>> Start DATASET EXCERPT

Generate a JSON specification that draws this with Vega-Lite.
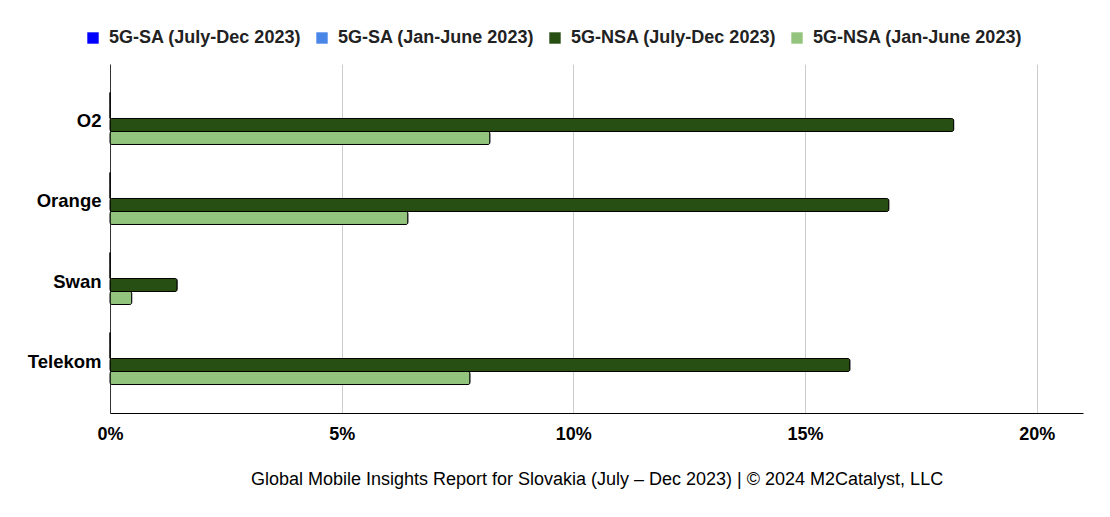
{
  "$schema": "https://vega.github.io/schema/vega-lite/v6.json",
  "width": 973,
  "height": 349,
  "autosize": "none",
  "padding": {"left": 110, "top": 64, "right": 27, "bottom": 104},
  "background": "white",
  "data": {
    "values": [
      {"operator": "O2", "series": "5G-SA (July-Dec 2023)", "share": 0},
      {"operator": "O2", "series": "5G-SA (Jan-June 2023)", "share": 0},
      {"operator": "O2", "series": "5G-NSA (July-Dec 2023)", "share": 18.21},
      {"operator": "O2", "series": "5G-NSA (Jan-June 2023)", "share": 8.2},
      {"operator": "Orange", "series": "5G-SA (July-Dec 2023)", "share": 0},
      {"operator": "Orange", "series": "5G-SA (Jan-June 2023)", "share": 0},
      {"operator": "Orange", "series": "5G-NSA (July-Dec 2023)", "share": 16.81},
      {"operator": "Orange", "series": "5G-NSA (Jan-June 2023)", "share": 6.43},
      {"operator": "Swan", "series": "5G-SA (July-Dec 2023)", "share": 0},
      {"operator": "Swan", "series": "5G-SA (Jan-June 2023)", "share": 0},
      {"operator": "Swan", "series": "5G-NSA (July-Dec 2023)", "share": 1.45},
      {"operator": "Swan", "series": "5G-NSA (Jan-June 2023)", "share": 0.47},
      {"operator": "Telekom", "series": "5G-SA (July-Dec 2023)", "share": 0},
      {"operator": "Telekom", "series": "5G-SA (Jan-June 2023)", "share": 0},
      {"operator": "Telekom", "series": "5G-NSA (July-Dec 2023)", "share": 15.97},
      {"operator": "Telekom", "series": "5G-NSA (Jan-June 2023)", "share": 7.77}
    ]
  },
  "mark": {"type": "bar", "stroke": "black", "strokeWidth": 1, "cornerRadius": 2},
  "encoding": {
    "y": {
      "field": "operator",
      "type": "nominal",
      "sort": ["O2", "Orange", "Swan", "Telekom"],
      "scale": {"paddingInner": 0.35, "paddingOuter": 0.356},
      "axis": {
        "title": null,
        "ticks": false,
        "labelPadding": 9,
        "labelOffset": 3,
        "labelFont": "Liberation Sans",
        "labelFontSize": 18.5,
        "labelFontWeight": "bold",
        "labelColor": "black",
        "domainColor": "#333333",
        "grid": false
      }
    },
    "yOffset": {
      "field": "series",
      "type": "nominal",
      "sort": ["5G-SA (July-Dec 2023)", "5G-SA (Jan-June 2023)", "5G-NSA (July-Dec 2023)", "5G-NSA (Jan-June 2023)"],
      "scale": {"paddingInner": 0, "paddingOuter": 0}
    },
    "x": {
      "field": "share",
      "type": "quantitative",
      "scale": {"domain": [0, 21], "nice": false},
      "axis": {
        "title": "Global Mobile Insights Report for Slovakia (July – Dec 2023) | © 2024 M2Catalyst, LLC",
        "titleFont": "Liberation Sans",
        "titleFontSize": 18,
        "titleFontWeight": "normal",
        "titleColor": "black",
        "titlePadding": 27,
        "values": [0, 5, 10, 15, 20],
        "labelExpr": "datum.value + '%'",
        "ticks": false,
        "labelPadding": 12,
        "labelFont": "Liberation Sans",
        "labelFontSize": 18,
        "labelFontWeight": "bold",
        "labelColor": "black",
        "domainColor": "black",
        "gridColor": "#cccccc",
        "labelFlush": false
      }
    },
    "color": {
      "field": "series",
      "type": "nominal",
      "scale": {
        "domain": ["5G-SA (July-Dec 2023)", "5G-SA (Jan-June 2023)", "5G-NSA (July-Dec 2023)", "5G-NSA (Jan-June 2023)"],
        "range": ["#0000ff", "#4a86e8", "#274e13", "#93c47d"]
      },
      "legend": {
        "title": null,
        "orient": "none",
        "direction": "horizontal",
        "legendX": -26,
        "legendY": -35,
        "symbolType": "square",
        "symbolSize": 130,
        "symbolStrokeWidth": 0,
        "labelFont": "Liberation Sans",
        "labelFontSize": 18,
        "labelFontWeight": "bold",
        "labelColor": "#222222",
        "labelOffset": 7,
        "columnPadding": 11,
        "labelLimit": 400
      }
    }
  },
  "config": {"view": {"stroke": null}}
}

>> End DATASET EXCERPT

*STATED EXERCISE*: Transcribe the listing in full. Omit the pictures and keep every line exact.

*RESPONSE BELOW*:
Generate a JSON specification that draws this with Vega-Lite.
{
  "$schema": "https://vega.github.io/schema/vega-lite/v6.json",
  "width": 973,
  "height": 349,
  "autosize": "none",
  "padding": {"left": 110, "top": 64, "right": 27, "bottom": 104},
  "background": "white",
  "data": {
    "values": [
      {"operator": "O2", "series": "5G-SA (July-Dec 2023)", "share": 0},
      {"operator": "O2", "series": "5G-SA (Jan-June 2023)", "share": 0},
      {"operator": "O2", "series": "5G-NSA (July-Dec 2023)", "share": 18.21},
      {"operator": "O2", "series": "5G-NSA (Jan-June 2023)", "share": 8.2},
      {"operator": "Orange", "series": "5G-SA (July-Dec 2023)", "share": 0},
      {"operator": "Orange", "series": "5G-SA (Jan-June 2023)", "share": 0},
      {"operator": "Orange", "series": "5G-NSA (July-Dec 2023)", "share": 16.81},
      {"operator": "Orange", "series": "5G-NSA (Jan-June 2023)", "share": 6.43},
      {"operator": "Swan", "series": "5G-SA (July-Dec 2023)", "share": 0},
      {"operator": "Swan", "series": "5G-SA (Jan-June 2023)", "share": 0},
      {"operator": "Swan", "series": "5G-NSA (July-Dec 2023)", "share": 1.45},
      {"operator": "Swan", "series": "5G-NSA (Jan-June 2023)", "share": 0.47},
      {"operator": "Telekom", "series": "5G-SA (July-Dec 2023)", "share": 0},
      {"operator": "Telekom", "series": "5G-SA (Jan-June 2023)", "share": 0},
      {"operator": "Telekom", "series": "5G-NSA (July-Dec 2023)", "share": 15.97},
      {"operator": "Telekom", "series": "5G-NSA (Jan-June 2023)", "share": 7.77}
    ]
  },
  "mark": {"type": "bar", "stroke": "black", "strokeWidth": 1, "cornerRadius": 2},
  "encoding": {
    "y": {
      "field": "operator",
      "type": "nominal",
      "sort": ["O2", "Orange", "Swan", "Telekom"],
      "scale": {"paddingInner": 0.35, "paddingOuter": 0.356},
      "axis": {
        "title": null,
        "ticks": false,
        "labelPadding": 9,
        "labelOffset": 3,
        "labelFont": "Liberation Sans",
        "labelFontSize": 18.5,
        "labelFontWeight": "bold",
        "labelColor": "black",
        "domainColor": "#333333",
        "grid": false
      }
    },
    "yOffset": {
      "field": "series",
      "type": "nominal",
      "sort": ["5G-SA (July-Dec 2023)", "5G-SA (Jan-June 2023)", "5G-NSA (July-Dec 2023)", "5G-NSA (Jan-June 2023)"],
      "scale": {"paddingInner": 0, "paddingOuter": 0}
    },
    "x": {
      "field": "share",
      "type": "quantitative",
      "scale": {"domain": [0, 21], "nice": false},
      "axis": {
        "title": "Global Mobile Insights Report for Slovakia (July – Dec 2023) | © 2024 M2Catalyst, LLC",
        "titleFont": "Liberation Sans",
        "titleFontSize": 18,
        "titleFontWeight": "normal",
        "titleColor": "black",
        "titlePadding": 27,
        "values": [0, 5, 10, 15, 20],
        "labelExpr": "datum.value + '%'",
        "ticks": false,
        "labelPadding": 12,
        "labelFont": "Liberation Sans",
        "labelFontSize": 18,
        "labelFontWeight": "bold",
        "labelColor": "black",
        "domainColor": "black",
        "gridColor": "#cccccc",
        "labelFlush": false
      }
    },
    "color": {
      "field": "series",
      "type": "nominal",
      "scale": {
        "domain": ["5G-SA (July-Dec 2023)", "5G-SA (Jan-June 2023)", "5G-NSA (July-Dec 2023)", "5G-NSA (Jan-June 2023)"],
        "range": ["#0000ff", "#4a86e8", "#274e13", "#93c47d"]
      },
      "legend": {
        "title": null,
        "orient": "none",
        "direction": "horizontal",
        "legendX": -26,
        "legendY": -35,
        "symbolType": "square",
        "symbolSize": 130,
        "symbolStrokeWidth": 0,
        "labelFont": "Liberation Sans",
        "labelFontSize": 18,
        "labelFontWeight": "bold",
        "labelColor": "#222222",
        "labelOffset": 7,
        "columnPadding": 11,
        "labelLimit": 400
      }
    }
  },
  "config": {"view": {"stroke": null}}
}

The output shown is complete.